# Helluva Place to put A Backwater Valve and Cleanout



## Redwood (Sep 8, 2008)

This was a Helluva Place to put A Backwater Valve and Cleanout. 










One of the guys got stuck pulling his cable back after clearing a line.

The camera found an old rusted cast iron back water valve just outside the foundation...:laughing:

We found a cleanout there too...

Needless to say the access wasn't too easy and now the customer has a riser on the cleanout to grade level and a new Clean Check Backwater valve also with a riser to grade level...


----------



## Richard Hilliard (Apr 10, 2010)

It looks cold. Snow on the window. I od not miss those kind of days. Kudos to you.


----------



## markb (Jun 11, 2009)

That looks like the same Hilti we have.
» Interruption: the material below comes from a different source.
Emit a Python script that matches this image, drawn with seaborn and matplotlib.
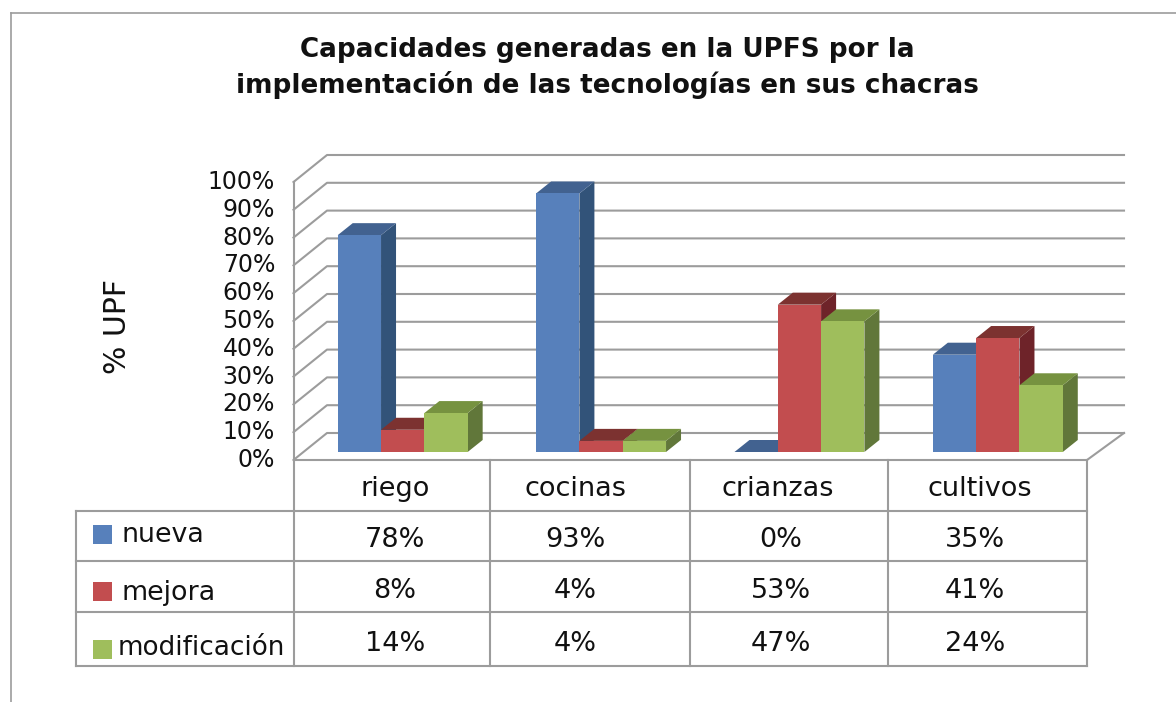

I love that tool!


----------



## plbgbiz (Aug 27, 2010)

Hidden backwater valves can be a real downer. :icon_sad:


----------



## user2090 (Sep 26, 2009)

May the person who covered it up, get a bad case of diarrhea for a week.:furious: What a maroon.


----------



## Plumbergeek (Aug 16, 2010)

I just went on a call last week that had a backwater valve under the slab with no access. This house had just been built recently "1/2 million $$ home" and the new homeowner was having problems with the commode that the B/W valve on flushing slow. Our code officials are JOKES down here, most are a buddy of some political hack who got their buddy a job. :furious:


----------